Didu Simas

DIDU

​Born Dulce Simas, this nature-enthusiast and science teacher has always been closely attached to biology and ecology. Schooled at EARJ, from where she graduated in 1981, she often attributes her passion for nature to the time she spent amongst the lush greens of the school campus.

Ms. Didu, as she is known by her students and colleagues, got her Bachelor of the Sciences degree in Biological Sciences from UFRJ in Rio in 1985. Right after earning this degree, Didu and two other friends from college started an environmental education group called Catuicó, “living well” in the tupi language. Over the next decades, Catuicó brought hundreds of children, teens and adults to directly experience and love the Atlantic Rainforest. Parallel to that, in 1987 Ms. Simas returned to EARJ as a teacher, and she has since taught mostly the biological sciences, but also general physics and even geometry.

Soon after Ms. Didu started working as a teacher, she also developed an interest in meditation as a gateway to self-knowledge and to experiencing our connectedness to the world as a whole. Besides using this for her own well-being, she also brought this to school both by incorporating this practice into some of her biology classes and through extra-curricular activities such as a Relaxation Club for students or Tai-Chi-Chuan classes for teachers.

Dulce did not initially plan to become a teacher, but rather a field researcher in ecology.
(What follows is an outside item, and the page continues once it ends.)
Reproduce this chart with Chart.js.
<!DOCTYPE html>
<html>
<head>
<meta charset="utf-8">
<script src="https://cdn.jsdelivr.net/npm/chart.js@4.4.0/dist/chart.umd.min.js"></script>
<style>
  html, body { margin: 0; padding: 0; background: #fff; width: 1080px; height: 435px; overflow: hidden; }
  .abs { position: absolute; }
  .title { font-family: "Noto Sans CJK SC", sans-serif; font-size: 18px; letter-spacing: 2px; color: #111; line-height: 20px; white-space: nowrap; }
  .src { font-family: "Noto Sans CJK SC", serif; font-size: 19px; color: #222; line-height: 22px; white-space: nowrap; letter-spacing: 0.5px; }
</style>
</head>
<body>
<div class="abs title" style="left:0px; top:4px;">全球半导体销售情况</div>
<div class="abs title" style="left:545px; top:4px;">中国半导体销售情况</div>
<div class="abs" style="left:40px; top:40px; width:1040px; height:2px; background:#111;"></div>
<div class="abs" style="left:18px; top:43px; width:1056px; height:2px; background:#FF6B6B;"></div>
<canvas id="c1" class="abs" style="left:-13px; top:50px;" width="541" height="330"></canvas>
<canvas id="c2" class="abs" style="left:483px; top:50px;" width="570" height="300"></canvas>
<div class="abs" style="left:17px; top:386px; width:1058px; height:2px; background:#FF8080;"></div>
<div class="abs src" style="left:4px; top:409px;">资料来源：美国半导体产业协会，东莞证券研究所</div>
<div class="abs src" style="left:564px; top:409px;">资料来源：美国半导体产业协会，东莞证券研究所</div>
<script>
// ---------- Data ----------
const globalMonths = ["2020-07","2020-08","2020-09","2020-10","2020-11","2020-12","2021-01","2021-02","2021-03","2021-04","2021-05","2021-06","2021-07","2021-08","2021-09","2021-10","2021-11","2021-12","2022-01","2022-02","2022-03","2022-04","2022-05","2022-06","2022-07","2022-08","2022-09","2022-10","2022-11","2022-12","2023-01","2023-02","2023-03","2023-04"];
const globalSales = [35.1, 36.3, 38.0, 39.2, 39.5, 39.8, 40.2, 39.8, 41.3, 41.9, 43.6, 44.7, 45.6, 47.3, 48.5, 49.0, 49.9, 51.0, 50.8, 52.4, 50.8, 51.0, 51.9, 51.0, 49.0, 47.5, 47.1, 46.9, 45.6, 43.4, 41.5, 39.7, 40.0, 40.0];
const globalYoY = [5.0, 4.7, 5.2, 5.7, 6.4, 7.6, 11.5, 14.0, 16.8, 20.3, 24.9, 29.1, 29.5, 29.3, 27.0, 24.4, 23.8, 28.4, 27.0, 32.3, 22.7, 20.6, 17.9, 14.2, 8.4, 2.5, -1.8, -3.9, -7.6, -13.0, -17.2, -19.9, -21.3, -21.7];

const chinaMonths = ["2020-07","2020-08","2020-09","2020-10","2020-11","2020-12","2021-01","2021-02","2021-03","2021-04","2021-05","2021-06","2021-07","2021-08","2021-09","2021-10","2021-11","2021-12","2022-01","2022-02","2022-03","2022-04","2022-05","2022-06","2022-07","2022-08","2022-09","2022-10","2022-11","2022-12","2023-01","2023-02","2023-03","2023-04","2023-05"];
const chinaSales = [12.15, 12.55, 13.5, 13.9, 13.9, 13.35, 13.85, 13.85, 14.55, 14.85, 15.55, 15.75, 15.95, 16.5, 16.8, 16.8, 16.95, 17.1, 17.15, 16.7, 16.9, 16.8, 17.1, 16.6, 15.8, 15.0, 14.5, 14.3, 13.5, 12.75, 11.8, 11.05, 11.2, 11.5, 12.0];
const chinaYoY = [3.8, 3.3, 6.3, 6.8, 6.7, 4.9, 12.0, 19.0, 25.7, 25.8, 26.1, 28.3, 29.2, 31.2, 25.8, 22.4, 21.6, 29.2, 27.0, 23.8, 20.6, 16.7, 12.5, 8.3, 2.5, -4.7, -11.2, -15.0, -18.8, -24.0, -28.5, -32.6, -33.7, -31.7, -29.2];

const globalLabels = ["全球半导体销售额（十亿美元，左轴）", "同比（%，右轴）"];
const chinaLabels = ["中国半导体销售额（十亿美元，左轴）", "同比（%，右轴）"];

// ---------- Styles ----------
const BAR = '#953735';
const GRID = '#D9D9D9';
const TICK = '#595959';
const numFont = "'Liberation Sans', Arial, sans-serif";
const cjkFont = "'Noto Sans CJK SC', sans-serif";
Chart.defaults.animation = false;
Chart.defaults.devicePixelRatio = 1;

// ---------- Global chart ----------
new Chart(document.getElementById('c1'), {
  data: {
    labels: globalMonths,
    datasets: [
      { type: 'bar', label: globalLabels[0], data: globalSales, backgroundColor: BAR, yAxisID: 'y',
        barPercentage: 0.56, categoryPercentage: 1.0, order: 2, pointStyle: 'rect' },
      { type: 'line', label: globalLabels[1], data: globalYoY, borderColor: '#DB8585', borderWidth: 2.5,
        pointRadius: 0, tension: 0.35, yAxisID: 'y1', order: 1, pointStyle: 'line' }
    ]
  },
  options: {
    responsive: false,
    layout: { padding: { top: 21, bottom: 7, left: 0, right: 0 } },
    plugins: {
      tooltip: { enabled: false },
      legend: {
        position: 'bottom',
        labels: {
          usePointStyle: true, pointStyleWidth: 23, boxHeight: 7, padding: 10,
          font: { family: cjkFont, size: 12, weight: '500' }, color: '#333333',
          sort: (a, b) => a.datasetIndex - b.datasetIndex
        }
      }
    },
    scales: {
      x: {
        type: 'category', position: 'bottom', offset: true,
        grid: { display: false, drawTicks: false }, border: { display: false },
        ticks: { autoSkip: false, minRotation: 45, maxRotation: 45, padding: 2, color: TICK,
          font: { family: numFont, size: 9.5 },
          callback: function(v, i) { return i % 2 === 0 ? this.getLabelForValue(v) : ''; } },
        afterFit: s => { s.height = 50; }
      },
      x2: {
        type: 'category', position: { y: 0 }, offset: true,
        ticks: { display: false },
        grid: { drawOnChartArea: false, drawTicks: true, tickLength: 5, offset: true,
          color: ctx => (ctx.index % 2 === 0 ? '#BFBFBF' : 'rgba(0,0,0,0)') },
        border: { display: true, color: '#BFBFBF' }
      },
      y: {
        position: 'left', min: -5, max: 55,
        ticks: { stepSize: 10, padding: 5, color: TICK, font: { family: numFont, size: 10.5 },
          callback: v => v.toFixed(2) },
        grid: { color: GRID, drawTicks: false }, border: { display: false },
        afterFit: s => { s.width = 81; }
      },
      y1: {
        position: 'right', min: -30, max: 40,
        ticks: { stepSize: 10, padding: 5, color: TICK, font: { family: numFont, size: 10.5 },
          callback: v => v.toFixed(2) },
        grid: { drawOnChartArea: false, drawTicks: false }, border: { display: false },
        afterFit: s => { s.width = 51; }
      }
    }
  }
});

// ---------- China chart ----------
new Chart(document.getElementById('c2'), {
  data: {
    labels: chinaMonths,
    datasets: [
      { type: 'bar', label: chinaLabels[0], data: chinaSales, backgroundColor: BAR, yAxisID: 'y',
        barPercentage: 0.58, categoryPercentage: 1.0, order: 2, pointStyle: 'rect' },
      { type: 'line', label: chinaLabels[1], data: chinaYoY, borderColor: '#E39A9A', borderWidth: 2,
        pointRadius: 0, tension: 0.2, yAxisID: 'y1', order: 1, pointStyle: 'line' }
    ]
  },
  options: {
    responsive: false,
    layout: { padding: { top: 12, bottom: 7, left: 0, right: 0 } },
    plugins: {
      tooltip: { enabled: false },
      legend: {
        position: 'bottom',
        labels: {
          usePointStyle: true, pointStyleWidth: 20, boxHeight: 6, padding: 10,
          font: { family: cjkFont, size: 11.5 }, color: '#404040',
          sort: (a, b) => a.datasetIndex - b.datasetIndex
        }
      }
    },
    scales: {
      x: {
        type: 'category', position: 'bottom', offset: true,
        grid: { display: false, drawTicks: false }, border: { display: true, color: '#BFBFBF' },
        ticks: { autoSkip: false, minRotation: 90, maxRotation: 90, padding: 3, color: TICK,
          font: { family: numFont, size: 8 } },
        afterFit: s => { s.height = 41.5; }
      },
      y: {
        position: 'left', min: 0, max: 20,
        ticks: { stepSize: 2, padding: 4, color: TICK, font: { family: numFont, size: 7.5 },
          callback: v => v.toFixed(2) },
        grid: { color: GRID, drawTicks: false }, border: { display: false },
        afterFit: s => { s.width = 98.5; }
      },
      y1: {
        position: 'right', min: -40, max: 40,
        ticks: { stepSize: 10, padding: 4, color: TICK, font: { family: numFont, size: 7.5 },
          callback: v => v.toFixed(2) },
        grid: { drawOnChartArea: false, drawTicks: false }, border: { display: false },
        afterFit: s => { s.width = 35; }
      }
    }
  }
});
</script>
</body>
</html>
What got her into teaching was a book called Conversas com Quem Gosta de Ensinar, by famous Brazilian philosopher Rubem Alves. Since this reading, still in college, and especially after she began her practice as an educator with Catuicó and at EARJ, she developed a passion for education as prevalent in her life as her passion for nature. In 2008 she completed her Masters of Education with a focus on environmental education, merging her two main academic interests.

Didu enjoys hiking the Tijuca National Park and traveling to places like the Chapada Diamantina and Fernando de Noronha, in Brazil, and the Sunshine Coast in British Columbia, Canada. In school she helped organize and supervise several local hikes and also the In Vivo trips that took place between 2006 and 2009, when juniors and seniors were invited to have a first hand experience of the Pantanal and of the Amazon. Starting in 2010, Ms. Didu has helped her IB Biology students create and maintain a website (http://earjecosystem.weebly.com/) about the ecosystem that surrounds EARJ.

At GIN Rio she will focus on the importance of non-academic capacities on one’s commitment to and coherence in adopting a sustainable lifestyle that benefits the planet as a whole.